═══ The input ═══

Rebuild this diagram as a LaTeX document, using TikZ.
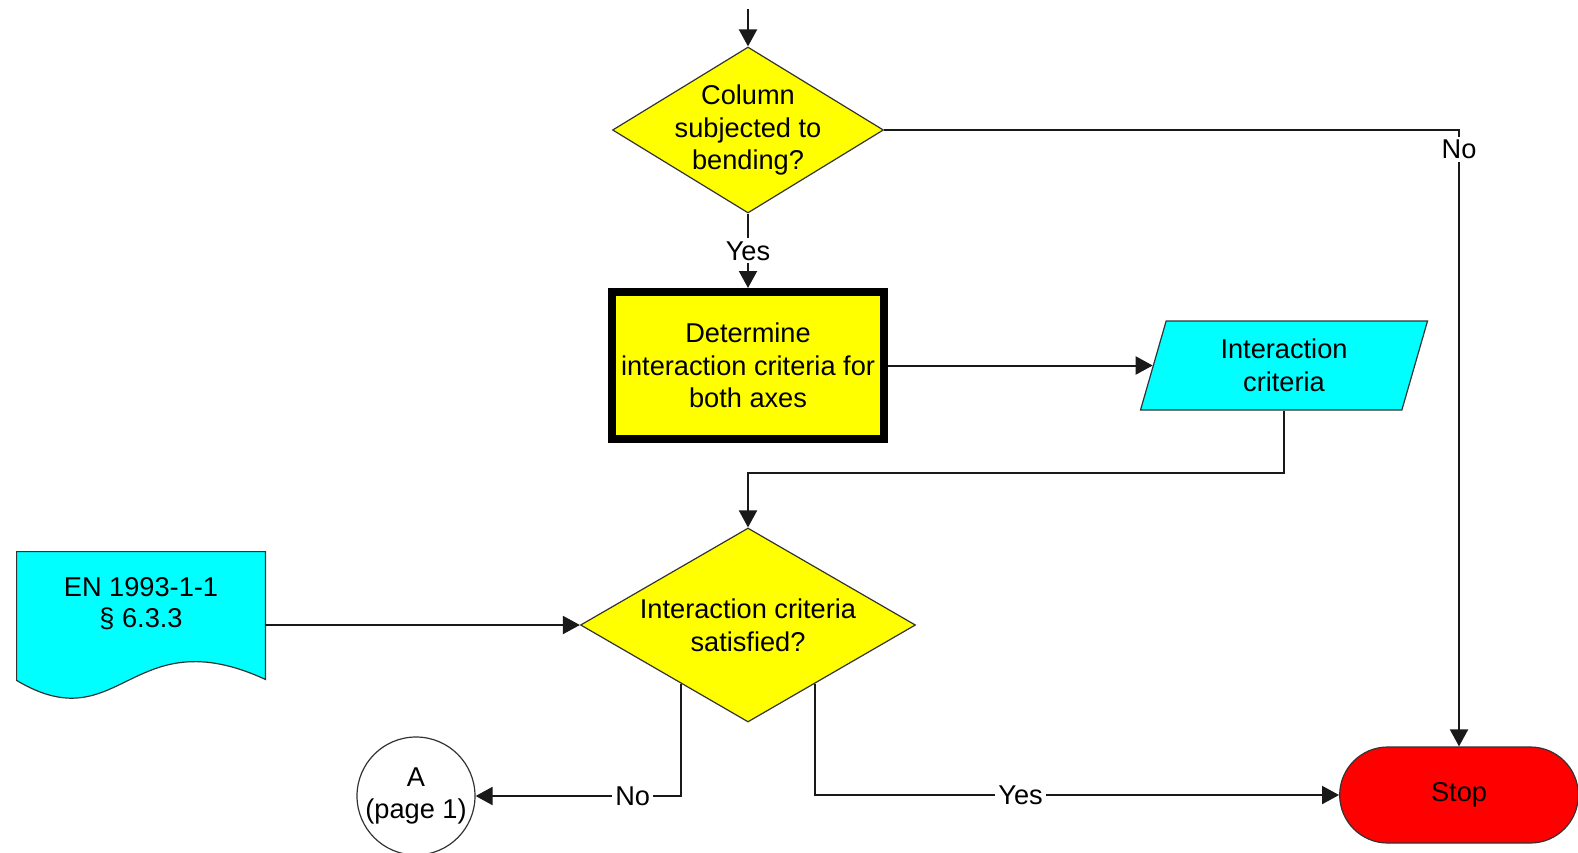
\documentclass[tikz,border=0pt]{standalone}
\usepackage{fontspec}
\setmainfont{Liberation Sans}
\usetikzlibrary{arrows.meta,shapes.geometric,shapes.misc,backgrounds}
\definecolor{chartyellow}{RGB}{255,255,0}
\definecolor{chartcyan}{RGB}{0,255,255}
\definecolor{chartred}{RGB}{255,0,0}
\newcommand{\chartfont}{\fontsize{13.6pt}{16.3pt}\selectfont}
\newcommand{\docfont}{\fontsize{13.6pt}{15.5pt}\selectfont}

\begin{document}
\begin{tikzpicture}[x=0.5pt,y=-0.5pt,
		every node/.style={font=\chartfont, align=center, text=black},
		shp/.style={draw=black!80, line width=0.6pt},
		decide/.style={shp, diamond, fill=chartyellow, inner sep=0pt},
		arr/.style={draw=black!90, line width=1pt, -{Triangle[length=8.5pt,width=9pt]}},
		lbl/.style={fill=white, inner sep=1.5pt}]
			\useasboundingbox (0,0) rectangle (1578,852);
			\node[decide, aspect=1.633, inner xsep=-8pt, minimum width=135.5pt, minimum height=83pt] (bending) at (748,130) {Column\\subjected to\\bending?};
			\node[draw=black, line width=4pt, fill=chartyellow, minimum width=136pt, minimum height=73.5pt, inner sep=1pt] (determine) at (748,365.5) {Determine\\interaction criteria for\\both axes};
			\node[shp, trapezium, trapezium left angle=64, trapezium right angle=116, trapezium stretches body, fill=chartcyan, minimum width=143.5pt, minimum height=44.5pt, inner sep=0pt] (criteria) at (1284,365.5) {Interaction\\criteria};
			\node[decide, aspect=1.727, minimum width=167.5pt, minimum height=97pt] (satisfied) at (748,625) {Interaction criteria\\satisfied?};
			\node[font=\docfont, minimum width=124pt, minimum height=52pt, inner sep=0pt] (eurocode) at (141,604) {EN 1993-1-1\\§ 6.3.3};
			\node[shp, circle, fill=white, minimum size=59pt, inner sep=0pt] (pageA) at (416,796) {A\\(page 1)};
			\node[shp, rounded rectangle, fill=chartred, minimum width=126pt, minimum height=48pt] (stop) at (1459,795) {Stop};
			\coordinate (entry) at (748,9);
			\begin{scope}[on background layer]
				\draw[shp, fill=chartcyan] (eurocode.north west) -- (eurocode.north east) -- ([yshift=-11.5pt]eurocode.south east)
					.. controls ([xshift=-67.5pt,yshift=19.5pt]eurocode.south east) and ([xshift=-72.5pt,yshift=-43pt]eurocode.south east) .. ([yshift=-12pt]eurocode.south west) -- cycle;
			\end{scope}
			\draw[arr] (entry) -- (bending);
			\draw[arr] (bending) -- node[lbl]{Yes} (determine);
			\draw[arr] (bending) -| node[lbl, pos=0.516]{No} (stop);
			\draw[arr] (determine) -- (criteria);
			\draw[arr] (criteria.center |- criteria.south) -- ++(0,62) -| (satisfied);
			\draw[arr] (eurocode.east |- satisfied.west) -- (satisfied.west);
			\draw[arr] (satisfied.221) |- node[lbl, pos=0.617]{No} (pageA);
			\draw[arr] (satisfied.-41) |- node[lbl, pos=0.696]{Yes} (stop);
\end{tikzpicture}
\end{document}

═══
═══ The input ═══

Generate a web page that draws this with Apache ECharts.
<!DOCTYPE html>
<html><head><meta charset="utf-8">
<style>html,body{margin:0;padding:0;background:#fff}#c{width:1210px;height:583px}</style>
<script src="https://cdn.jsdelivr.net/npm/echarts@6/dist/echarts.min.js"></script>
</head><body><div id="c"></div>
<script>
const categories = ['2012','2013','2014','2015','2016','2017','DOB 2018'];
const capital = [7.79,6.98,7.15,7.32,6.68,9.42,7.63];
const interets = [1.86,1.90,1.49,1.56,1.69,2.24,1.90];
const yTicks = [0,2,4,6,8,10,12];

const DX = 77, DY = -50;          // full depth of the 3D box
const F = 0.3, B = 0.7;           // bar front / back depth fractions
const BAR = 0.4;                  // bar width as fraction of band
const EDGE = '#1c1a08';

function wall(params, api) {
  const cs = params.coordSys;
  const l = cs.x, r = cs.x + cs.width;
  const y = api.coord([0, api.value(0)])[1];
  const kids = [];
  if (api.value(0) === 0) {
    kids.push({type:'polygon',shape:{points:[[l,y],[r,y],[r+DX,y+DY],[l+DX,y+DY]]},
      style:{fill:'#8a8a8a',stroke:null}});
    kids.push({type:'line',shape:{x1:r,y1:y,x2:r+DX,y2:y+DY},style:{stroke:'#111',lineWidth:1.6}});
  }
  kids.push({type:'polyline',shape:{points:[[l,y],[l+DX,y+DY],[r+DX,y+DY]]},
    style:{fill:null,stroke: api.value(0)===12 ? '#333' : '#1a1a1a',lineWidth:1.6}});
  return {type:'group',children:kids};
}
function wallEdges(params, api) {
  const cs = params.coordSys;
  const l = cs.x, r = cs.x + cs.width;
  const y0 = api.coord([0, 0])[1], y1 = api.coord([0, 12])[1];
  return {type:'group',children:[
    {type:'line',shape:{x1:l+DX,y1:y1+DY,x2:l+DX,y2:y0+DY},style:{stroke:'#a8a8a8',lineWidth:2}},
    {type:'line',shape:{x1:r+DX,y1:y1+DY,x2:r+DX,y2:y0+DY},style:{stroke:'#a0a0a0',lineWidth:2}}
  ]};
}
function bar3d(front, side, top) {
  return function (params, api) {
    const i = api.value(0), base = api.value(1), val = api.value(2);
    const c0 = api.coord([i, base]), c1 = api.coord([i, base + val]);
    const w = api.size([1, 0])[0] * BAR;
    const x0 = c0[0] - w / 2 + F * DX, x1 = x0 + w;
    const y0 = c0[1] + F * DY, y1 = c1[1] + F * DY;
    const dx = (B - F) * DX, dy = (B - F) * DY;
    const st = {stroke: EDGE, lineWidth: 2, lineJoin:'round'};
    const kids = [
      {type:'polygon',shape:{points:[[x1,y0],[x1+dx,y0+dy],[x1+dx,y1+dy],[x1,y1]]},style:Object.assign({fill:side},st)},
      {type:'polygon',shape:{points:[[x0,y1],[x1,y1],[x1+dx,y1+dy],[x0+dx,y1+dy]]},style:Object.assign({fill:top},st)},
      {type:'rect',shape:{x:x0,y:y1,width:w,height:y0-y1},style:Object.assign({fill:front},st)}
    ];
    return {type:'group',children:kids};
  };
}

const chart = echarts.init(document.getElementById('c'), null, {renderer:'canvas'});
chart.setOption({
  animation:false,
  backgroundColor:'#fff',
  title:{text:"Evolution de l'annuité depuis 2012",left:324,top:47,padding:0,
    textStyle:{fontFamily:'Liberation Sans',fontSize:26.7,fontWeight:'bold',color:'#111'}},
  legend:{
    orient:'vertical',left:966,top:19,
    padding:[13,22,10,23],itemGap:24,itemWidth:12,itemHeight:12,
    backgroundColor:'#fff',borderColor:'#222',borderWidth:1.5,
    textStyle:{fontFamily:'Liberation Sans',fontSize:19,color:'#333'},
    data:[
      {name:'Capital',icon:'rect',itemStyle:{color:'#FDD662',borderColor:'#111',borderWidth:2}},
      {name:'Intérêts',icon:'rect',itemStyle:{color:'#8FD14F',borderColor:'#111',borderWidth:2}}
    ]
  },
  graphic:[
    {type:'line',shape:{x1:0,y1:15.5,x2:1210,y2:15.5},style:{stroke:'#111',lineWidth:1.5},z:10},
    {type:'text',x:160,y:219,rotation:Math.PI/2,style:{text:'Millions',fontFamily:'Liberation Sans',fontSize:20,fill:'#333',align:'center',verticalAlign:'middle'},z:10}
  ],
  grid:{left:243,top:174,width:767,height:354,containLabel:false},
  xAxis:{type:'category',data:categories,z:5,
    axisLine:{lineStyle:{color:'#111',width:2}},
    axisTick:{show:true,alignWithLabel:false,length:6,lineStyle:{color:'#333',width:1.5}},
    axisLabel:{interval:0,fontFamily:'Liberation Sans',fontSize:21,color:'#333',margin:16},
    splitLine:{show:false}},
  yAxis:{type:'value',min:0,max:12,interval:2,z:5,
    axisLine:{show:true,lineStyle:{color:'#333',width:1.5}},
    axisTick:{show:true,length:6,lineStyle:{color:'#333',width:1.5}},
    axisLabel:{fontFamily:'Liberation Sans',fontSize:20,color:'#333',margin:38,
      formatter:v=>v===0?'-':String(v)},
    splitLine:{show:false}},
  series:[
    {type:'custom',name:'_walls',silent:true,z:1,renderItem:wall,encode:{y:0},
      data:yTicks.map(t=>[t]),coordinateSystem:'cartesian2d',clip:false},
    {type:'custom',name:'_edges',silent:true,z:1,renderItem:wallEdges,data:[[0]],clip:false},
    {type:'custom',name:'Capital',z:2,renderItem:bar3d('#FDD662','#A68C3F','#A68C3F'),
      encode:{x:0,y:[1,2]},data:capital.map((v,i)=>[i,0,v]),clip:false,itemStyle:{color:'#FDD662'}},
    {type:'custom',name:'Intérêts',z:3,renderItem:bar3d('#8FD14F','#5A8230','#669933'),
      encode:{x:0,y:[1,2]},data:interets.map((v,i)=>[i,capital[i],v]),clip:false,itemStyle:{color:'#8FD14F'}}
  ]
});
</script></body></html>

═══
═══ The input ═══

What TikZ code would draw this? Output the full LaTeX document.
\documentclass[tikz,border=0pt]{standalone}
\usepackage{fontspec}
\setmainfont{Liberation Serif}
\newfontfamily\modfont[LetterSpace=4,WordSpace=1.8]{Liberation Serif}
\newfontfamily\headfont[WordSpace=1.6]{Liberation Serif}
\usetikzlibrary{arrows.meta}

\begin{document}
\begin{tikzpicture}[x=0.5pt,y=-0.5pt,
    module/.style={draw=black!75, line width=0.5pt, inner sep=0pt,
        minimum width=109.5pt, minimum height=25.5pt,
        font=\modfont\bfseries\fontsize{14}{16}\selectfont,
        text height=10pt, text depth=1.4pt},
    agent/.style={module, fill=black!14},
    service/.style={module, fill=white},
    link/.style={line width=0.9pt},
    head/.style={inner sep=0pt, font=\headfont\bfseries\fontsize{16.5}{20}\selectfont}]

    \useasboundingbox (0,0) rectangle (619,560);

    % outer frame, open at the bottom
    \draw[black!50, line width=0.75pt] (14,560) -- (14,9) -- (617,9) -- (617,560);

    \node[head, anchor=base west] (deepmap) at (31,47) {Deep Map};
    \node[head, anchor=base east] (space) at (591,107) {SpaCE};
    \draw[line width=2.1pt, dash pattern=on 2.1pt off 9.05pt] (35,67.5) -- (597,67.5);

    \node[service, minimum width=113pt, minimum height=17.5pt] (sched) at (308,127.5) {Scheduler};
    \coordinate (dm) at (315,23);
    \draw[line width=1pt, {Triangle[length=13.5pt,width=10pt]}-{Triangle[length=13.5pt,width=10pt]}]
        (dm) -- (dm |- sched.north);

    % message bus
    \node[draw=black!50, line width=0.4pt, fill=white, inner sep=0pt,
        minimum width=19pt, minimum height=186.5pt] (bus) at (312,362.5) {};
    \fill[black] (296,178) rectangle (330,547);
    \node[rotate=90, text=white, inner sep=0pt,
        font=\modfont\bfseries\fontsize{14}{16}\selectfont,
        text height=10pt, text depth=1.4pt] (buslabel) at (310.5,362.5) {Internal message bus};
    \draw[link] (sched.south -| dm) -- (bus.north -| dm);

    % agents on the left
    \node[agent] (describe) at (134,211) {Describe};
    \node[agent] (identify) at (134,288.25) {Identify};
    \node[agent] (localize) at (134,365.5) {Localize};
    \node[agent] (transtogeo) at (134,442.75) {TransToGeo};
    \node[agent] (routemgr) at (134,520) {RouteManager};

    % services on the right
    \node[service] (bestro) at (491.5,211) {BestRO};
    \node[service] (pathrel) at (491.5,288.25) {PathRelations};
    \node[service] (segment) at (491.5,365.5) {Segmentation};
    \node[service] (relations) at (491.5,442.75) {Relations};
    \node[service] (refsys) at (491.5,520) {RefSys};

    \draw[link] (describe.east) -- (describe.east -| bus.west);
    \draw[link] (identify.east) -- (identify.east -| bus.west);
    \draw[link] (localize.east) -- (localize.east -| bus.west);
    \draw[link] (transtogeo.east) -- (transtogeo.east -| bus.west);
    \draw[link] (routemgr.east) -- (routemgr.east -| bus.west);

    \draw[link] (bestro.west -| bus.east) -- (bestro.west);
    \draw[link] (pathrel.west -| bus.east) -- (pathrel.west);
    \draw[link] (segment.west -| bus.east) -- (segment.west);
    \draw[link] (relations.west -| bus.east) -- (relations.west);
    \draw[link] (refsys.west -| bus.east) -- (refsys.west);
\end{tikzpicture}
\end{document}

═══

Of the entries listed above, reproduce only the lines starting at the line containing "Generate a web" and ending at the line containing "const EDGE = '#1c1a08';". Include both, exactly as they stand.

Task answer:
Generate a web page that draws this with Apache ECharts.
<!DOCTYPE html>
<html><head><meta charset="utf-8">
<style>html,body{margin:0;padding:0;background:#fff}#c{width:1210px;height:583px}</style>
<script src="https://cdn.jsdelivr.net/npm/echarts@6/dist/echarts.min.js"></script>
</head><body><div id="c"></div>
<script>
const categories = ['2012','2013','2014','2015','2016','2017','DOB 2018'];
const capital = [7.79,6.98,7.15,7.32,6.68,9.42,7.63];
const interets = [1.86,1.90,1.49,1.56,1.69,2.24,1.90];
const yTicks = [0,2,4,6,8,10,12];

const DX = 77, DY = -50;          // full depth of the 3D box
const F = 0.3, B = 0.7;           // bar front / back depth fractions
const BAR = 0.4;                  // bar width as fraction of band
const EDGE = '#1c1a08';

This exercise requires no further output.